The stochtree C++ core consists of thousands of lines of C++ code, but it can organized and understood through several components (see topics for more detail):

  • Trees: the most important "primitive" of decision tree algorithms is the decision tree itself, which in stochtree is defined by a Tree class as well as a series of static helper functions for prediction.
  • Forest: individual trees are combined into a forest, or ensemble, which in stochtree is defined by the TreeEnsemble class and a container of forests is defined by the ForestContainer class.
  • Dataset: data can be loaded from a variety of sources into a stochtree data layer.
  • Leaf Model: stochtree's data structures are generalized to support a wide range of models, which are defined via specialized classes in the leaf model layer.
  • Sampler: helper functions that sample forests from training data comprise the sampling layer of stochtree.

Extending stochtree

Custom Leaf Models

The leaf model documentation details the key components of new decision tree models: custom LeafModel and SuffStat classes that implement a model's log marginal likelihood and posterior computations.

Adding a new leaf model will consist largely of implementing new versions of each of these classes which track the API of the existing classes. Once these classes exist, they need to be reflected in several places.

Suppose, for the sake of illustration, that the newest custom leaf model is a multinomial logit model.

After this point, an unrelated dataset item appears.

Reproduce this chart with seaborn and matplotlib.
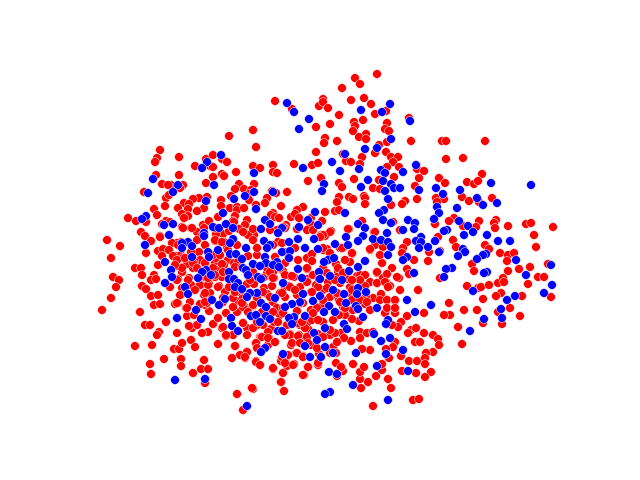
import pandas as pd
import matplotlib
matplotlib.use("Agg")
import matplotlib.pyplot as plt
import seaborn as sns

# values, one list per part of the cloud
blue_upper_left = [(287,103),(294,112),(309,119),(299,129),(221,155),(207,162),(202,168),(303,168),(254,173),(153,179),
    (214,185),(178,185),(173,192),(148,193),(254,192),(273,192),(245,196),(234,199),(206,201),(256,209),(223,213),(315,212),
    (146,216),(142,219),(265,220),(270,224),(308,220),(318,225),(164,225),(173,224),(213,227),(219,228),(226,224),(233,228),
    (261,229),(282,228),(299,227),(278,233),(169,235),(204,233),(204,236)]
red_upper_left = [(275,101),(292,109),(319,106),(253,130),(229,136),(256,147),(160,150),(157,158),(155,162),(179,157),
    (206,159),(222,159),(213,155),(227,162),(195,166),(210,166),(213,167),(253,166),(260,168),(273,165),(273,172),(277,173),
    (294,164),(312,165),(318,163),(316,152),(316,127),(236,172),(222,174),(224,176),(213,177),(206,183),(156,175),(179,175),
    (162,184),(171,185),(168,185),(183,185),(180,188),(239,184),(254,184),(235,189),(244,189),(251,190),(249,194),(308,181),
    (287,192),(272,191),(276,193),(144,192),(166,198),(169,195),(267,198),(265,203),(207,197),(199,198),(193,199),(184,203),
    (189,204),(221,200),(231,196),(221,206),(230,208),(237,207),(237,210),(244,208),(249,200),(256,205),(281,206),(303,207),
    (297,210),(165,206),(154,209),(178,208),(188,209),(204,208),(197,211),(182,214),(188,216),(184,218),(128,218),(136,221),
    (146,222),(157,215),(218,217),(235,216),(233,221),(247,220),(273,213),(271,215),(275,217),(279,218),(291,217),(295,214),
    (299,218),(311,218),(166,221),(170,222),(162,224),(141,232),(145,236),(160,236),(182,227),(191,228),(203,225),(209,221),
    (245,225),(234,222),(204,228),(223,234),(229,231),(239,229),(244,232),(253,231),(254,235),(286,225),(277,230),(297,229),
    (310,223),(197,232),(202,235),(216,234),(248,235)]
blue_upper_right = [(390,104),(361,110),(382,112),(410,121),(391,139),(365,149),(377,148),(345,154),(332,162),(416,165),
    (359,169),(340,171),(381,170),(385,173),(403,172),(368,180),(383,181),(391,184),(361,187),(394,188),(400,188),(385,191),
    (324,184),(322,191),(419,190),(436,188),(460,190),(491,183),(531,185),(443,194),(388,199),(477,198),(483,205),(497,203),
    (437,207),(457,208),(384,210),(439,213),(379,213),(345,213),(434,219),(383,220),(408,220),(459,221),(391,223),(415,223),
    (358,224),(365,228),(468,226),(414,229),(403,230),(447,230),(444,231),(473,232),(387,233),(487,235),(346,237),(363,236),
    (421,237),(464,235)]
red_upper_right = [(377,74),(355,78),(360,84),(342,88),(323,99),(323,102),(328,108),(351,100),(364,98),(371,104),(386,111),
    (375,114),(339,115),(409,118),(363,120),(330,124),(354,122),(355,126),(387,123),(385,129),(389,131),(353,131),(366,134),
    (359,137),(366,139),(325,138),(324,143),(337,141),(387,142),(411,141),(379,145),(442,141),(446,141),(485,141),(375,153),
    (386,152),(343,154),(346,161),(351,162),(362,157),(360,164),(391,157),(398,157),(393,162),(387,167),(399,167),(446,159),
    (463,158),(417,169),(424,171),(394,177),(419,178),(482,174),(354,179),(379,180),(439,178),(445,183),(467,182),(474,184),
    (478,181),(321,178),(339,183),(342,187),(373,188),(380,189),(415,186),(364,196),(365,198),(339,197),(349,197),(353,199),
    (337,202),(436,198),(444,199),(437,202),(417,199),(405,201),(402,204),(391,205),(365,204),(462,197),(469,201),(492,198),
    (479,202),(325,212),(335,211),(339,210),(454,218),(449,221),(435,224),(479,221),(463,226),(496,220),(494,223),(495,228),
    (508,226),(526,224),(531,223),(553,227),(476,227),(393,222),(362,221),(322,221),(349,229),(331,231),(321,235),(325,236),
    (374,232),(400,230),(534,235),(438,237)]
blue_lower_left = [(145,245),(188,242),(182,243),(182,248),(192,246),(233,239),(230,243),(264,241),(289,242),(298,239),
    (314,239),(270,245),(267,248),(246,248),(305,248),(318,249),(208,252),(218,250),(230,254),(236,254),(282,252),(290,251),
    (265,257),(242,259),(289,258),(192,257),(209,257),(165,262),(253,264),(266,263),(277,262),(260,266),(273,265),(279,267),
    (171,270),(206,270),(202,272),(211,275),(229,272),(243,268),(246,270),(298,269),(319,272),(248,275),(172,277),(198,278),
    (229,279),(258,277),(261,279),(302,278),(319,279),(234,279),(238,283),(235,287),(165,283),(185,287),(283,283),(242,289),
    (188,294),(257,293),(250,293),(247,297),(303,294),(275,298),(212,300),(225,299),(313,301),(300,302),(292,304),(219,305),
    (261,303),(266,307),(285,307),(196,310),(305,316),(251,316),(256,315),(294,317),(289,318),(266,316),(270,319),(201,319),
    (177,318),(231,318),(260,322),(292,324),(232,326),(238,331),(278,331),(282,331),(314,333),(317,340),(305,346),(265,348),
    (261,352),(283,354),(310,357),(175,380),(205,379),(247,406)]
red_lower_left = [(107,240),(120,246),(111,258),(146,253),(151,241),(160,237),(158,251),(163,249),(181,242),(177,243),
    (176,256),(181,255),(158,265),(135,268),(141,268),(142,275),(154,275),(151,280),(156,279),(113,277),(119,280),(116,287),
    (142,286),(146,289),(111,298),(102,310),(151,296),(158,295),(154,305),(160,304),(175,304),(178,303),(140,312),(186,308),
    (145,325),(150,325),(166,322),(159,332),(157,335),(177,333),(135,346),(152,345),(174,349),(179,349),(182,343),(191,340),
    (195,347),(164,359),(181,359),(150,364),(181,366),(204,360),(201,369),(208,369),(151,374),(193,373),(205,383),(218,344),
    (235,346),(247,352),(242,355),(245,358),(232,358),(256,361),(260,365),(273,369),(283,373),(281,382),(284,391),(253,389),
    (237,394),(243,410),(304,375),(308,367),(318,365),(294,364),(287,366),(281,361),(285,360),(296,353),(303,356),(319,354),
    (256,344),(260,337),(268,345),(275,342),(269,338),(291,345),(301,343),(311,345),(290,334),(299,335),(306,337),(318,334),
    (308,329),(318,320),(310,320),(300,325),(271,329),(261,337),(268,332),(247,328),(243,323),(226,336),(233,335),(222,328),
    (213,324),(208,332),(202,333),(192,328),(197,325),(189,326),(187,316),(194,315),(218,318),(209,311),(205,305),(200,304),
    (207,303),(226,313),(233,307),(237,301),(244,306),(243,297),(253,306),(233,298),(225,292),(204,295),(210,293),(181,295),
    (182,288),(189,278),(191,285),(201,285),(209,284),(219,286),(229,287),(237,292),(247,284),(264,288),(272,286),(254,284),
    (274,278),(266,276),(290,276),(289,286),(300,287),(311,292),(316,285),(307,279),(283,294),(267,294),(257,298),(273,302),
    (277,308),(297,295),(285,297),(303,303),(317,307),(311,310),(307,323),(297,311),(280,315),(270,312),(247,310),(237,312),
    (262,312),(287,325),(274,322),(263,325),(257,325),(298,323),(290,320),(176,263),(181,267),(177,266),(193,268),(182,272),
    (170,287),(178,279),(222,264),(215,263),(216,258),(228,260),(224,265),(234,263),(238,262),(217,270),(215,277),(222,277),
    (223,272),(205,277),(220,242),(215,241),(224,242),(253,240),(257,248),(237,245),(199,252),(205,245),(227,248),(248,256),
    (257,255),(275,257),(285,263),(298,260),(307,258),(312,254),(295,248),(278,242),(307,269),(313,275),(294,277),(283,271),
    (273,272),(267,273),(253,273),(200,260),(205,263),(194,261),(191,252),(172,243),(169,250),(162,256),(183,258),(187,264)]
blue_lower_right = [(335,244),(348,245),(358,241),(373,239),(381,240),(388,242),(391,247),(416,241),(421,242),(428,247),
    (419,248),(435,241),(439,252),(498,241),(510,241),(463,249),(465,252),(458,256),(486,254),(483,255),(477,259),(516,260),
    (407,257),(403,260),(388,255),(365,261),(328,260),(324,262),(334,258),(358,267),(349,271),(414,273),(452,268),(446,269),
    (444,277),(487,272),(484,273),(526,275),(551,265),(330,276),(342,280),(320,279),(358,288),(366,292),(333,290),(357,294),
    (344,294),(473,291),(552,285),(544,293),(515,296),(507,300),(407,300),(320,296),(346,303),(329,306),(356,306),(431,305),
    (377,308),(358,309),(501,309),(415,312),(324,312),(335,312),(363,317),(484,319),(502,318),(388,320),(386,324),(344,324),
    (347,329),(325,328),(470,331),(374,334),(390,338),(381,341),(325,347),(403,350),(333,353),(356,353),(386,354),(321,357),
    (377,366),(408,371),(329,372),(337,374),(353,385),(330,392),(325,394),(388,400)]
red_lower_right = [(453,240),(456,247),(407,242),(485,245),(489,249),(536,247),(403,248),(402,253),(370,250),(375,245),
    (383,247),(380,255),(343,248),(352,254),(349,262),(382,263),(414,260),(428,261),(429,252),(440,251),(500,253),(508,255),
    (514,253),(507,261),(519,269),(530,267),(508,271),(472,264),(474,271),(392,268),(407,269),(409,274),(399,278),(377,273),
    (387,274),(365,275),(357,276),(370,282),(377,283),(383,278),(386,282),(390,286),(400,290),(418,290),(440,278),(467,286),
    (478,288),(481,287),(489,285),(498,283),(503,278),(504,282),(528,284),(538,277),(544,277),(548,264),(551,297),(522,296),
    (501,293),(496,296),(483,299),(449,303),(464,310),(477,310),(498,312),(510,308),(520,316),(450,315),(444,315),(424,313),
    (407,316),(395,301),(387,300),(381,294),(373,298),(365,304),(370,310),(395,313),(385,313),(401,322),(398,327),(392,325),
    (483,323),(502,324),(458,327),(462,344),(411,330),(416,328),(408,333),(424,333),(433,335),(438,339),(439,345),(433,352),
    (415,342),(420,342),(395,342),(393,347),(386,349),(401,356),(389,358),(409,361),(417,361),(426,353),(425,358),(425,364),
    (431,372),(416,373),(402,371),(425,377),(388,379),(391,388),(413,400),(419,399),(373,406),(361,388),(368,382),(360,379),
    (376,376),(360,372),(364,367),(382,370),(382,364),(353,364),(343,371),(336,363),(341,367),(337,376),(370,350),(362,349),
    (351,341),(360,332),(360,338),(367,333),(373,332),(359,321),(352,319),(345,315),(352,310),(339,315),(333,320),(341,333),
    (344,338),(333,347),(336,353),(325,335),(330,335),(323,322),(330,297),(337,295),(339,300),(350,293),(352,300),(340,283),
    (328,282),(323,290),(338,272),(337,277),(352,280),(365,286),(350,287),(366,297),(360,300),(353,310),(323,305),(343,307),
    (327,249),(323,250),(340,248),(323,268),(327,273),(336,264),(348,279)]
red_centre_left = [(183,228),(192,228),(215,228),(233,228),(243,232),(253,229),(270,230),(285,228),(215,240),(222,242),
    (197,240),(178,245),(173,256),(177,260),(185,258),(193,263),(182,268),(175,265),(197,268),(222,264),(213,255),(220,255),
    (228,250),(257,248),(282,243),(285,252),(273,245),(235,267),(213,268),(215,275),(223,272),(242,267),(253,272),(267,268),
    (280,268),(270,272),(273,278),(285,275),(263,278),(250,280),(177,280),(188,280),(200,285),(208,285),(218,287),(205,293),
    (195,290),(180,295),(190,302),(177,303),(187,308),(205,302),(223,298),(233,307),(243,307),(253,305),(263,292),(270,297),
    (280,293),(285,287),(235,292),(242,290),(208,278)]
red_centre_right = [(283,227),(330,232),(348,229),(375,232),(323,235),(320,237),(307,230),(313,230),(323,248),(330,253),
    (342,248),(352,253),(370,249),(380,255),(350,262),(345,260),(312,261),(307,268),(292,276),(338,268),(343,273),(360,275),
    (365,275),(377,272),(387,274),(397,277),(377,283),(385,282),(388,287),(360,280),(352,280),(335,280),(290,287),(282,293),
    (295,290),(307,282),(318,287),(327,288),(312,292),(323,300),(337,293),(352,290),(380,300),(387,300),(395,300),(283,308),
    (300,303),(317,308),(345,308),(367,302),(387,308),(395,308),(340,302)]
red_centre_low = [(223,302),(233,307),(242,303),(253,305),(248,312),(243,323),(223,327),(226,335),(247,335),(253,328),
    (262,337),(268,338),(275,342),(256,343),(257,348),(235,346),(247,352),(240,355),(245,357),(232,358),(256,362),(260,365),
    (273,368),(283,373),(281,382),(252,388),(303,375),(308,367),(318,363),(330,353),(290,335),(298,336),(307,337),(305,328),
    (292,343),(300,343),(308,343),(285,335),(302,322),(312,320),(318,320),(313,313),(297,353),(288,355),(282,357),(293,365),
    (285,363),(303,357),(337,342),(335,333),(323,337),(317,348),(330,330),(257,322),(278,322),(283,313),(273,312)]

red_points = (red_upper_left + red_upper_right + red_lower_left + red_lower_right
              + red_centre_left + red_centre_right + red_centre_low)
blue_points = blue_upper_left + blue_upper_right + blue_lower_left + blue_lower_right

df = pd.DataFrame(red_points + blue_points, columns=["x", "y"])
df["group"] = ["red"] * len(red_points) + ["blue"] * len(blue_points)

fig, ax = plt.subplots(figsize=(6.4, 4.8), dpi=100)
sns.scatterplot(data=df, x="x", y="y", hue="group", palette={"red": "red", "blue": "blue"},
                s=40, linewidth=0.35, legend=False, ax=ax)
ax.set_xlim(80, 576)
ax.set_ylim(427.2, 57.6)
ax.set_axis_off()

fig.savefig("out.png", dpi=100)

First, add an entry to the ModelType enumeration for this new model type

enum ModelType {
kConstantLeafGaussian,
kUnivariateRegressionLeafGaussian,
kMultivariateRegressionLeafGaussian,
kLogLinearVariance,
kMultinomialLogit,
};

Next, add entries to the std::variants that bundle related SuffStat and LeafModel classes

using SuffStatVariant = std::variant<GaussianConstantSuffStat,
GaussianUnivariateRegressionSuffStat,
GaussianMultivariateRegressionSuffStat,
LogLinearVarianceSuffStat,
MultinomialLogitSuffStat>;
using LeafModelVariant = std::variant<GaussianConstantLeafModel,
GaussianUnivariateRegressionLeafModel,
GaussianMultivariateRegressionLeafModel,
LogLinearVarianceLeafModel,
MultinomialLogitLeafModel>;

Finally, update the suffStatFactory and leafModelFactory functions to add a logic branch registering these new objects

static inline SuffStatVariant suffStatFactory(ModelType model_type, int basis_dim = 0) {
if (model_type == kConstantLeafGaussian) {
return createSuffStat<GaussianConstantSuffStat>();
} else if (model_type == kUnivariateRegressionLeafGaussian) {
return createSuffStat<GaussianUnivariateRegressionSuffStat>();
} else if (model_type == kMultivariateRegressionLeafGaussian) {
return createSuffStat<GaussianMultivariateRegressionSuffStat, int>(basis_dim);
} else if (model_type == kLogLinearVariance) {
return createSuffStat<LogLinearVarianceSuffStat>();
} else if (model_type == kMultinomialLogit) {
return createSuffStat<MultinomialLogitSuffStat>();
} else {
Log::Fatal("Incompatible model type provided to suff stat factory");
}
}
static inline LeafModelVariant leafModelFactory(ModelType model_type, double tau, Eigen::MatrixXd& Sigma0, double a, double b) {
if (model_type == kConstantLeafGaussian) {
return createLeafModel<GaussianConstantLeafModel, double>(tau);
} else if (model_type == kUnivariateRegressionLeafGaussian) {
return createLeafModel<GaussianUnivariateRegressionLeafModel, double>(tau);
} else if (model_type == kMultivariateRegressionLeafGaussian) {
return createLeafModel<GaussianMultivariateRegressionLeafModel, Eigen::MatrixXd>(Sigma0);
} else if (model_type == kLogLinearVariance) {
return createLeafModel<LogLinearVarianceLeafModel, double, double>(a, b);
} else if (model_type == kMultinomialLogit) {
return createLeafModel<MultinomialLogitLeafModel>();
} else {
Log::Fatal("Incompatible model type provided to leaf model factory");
}
}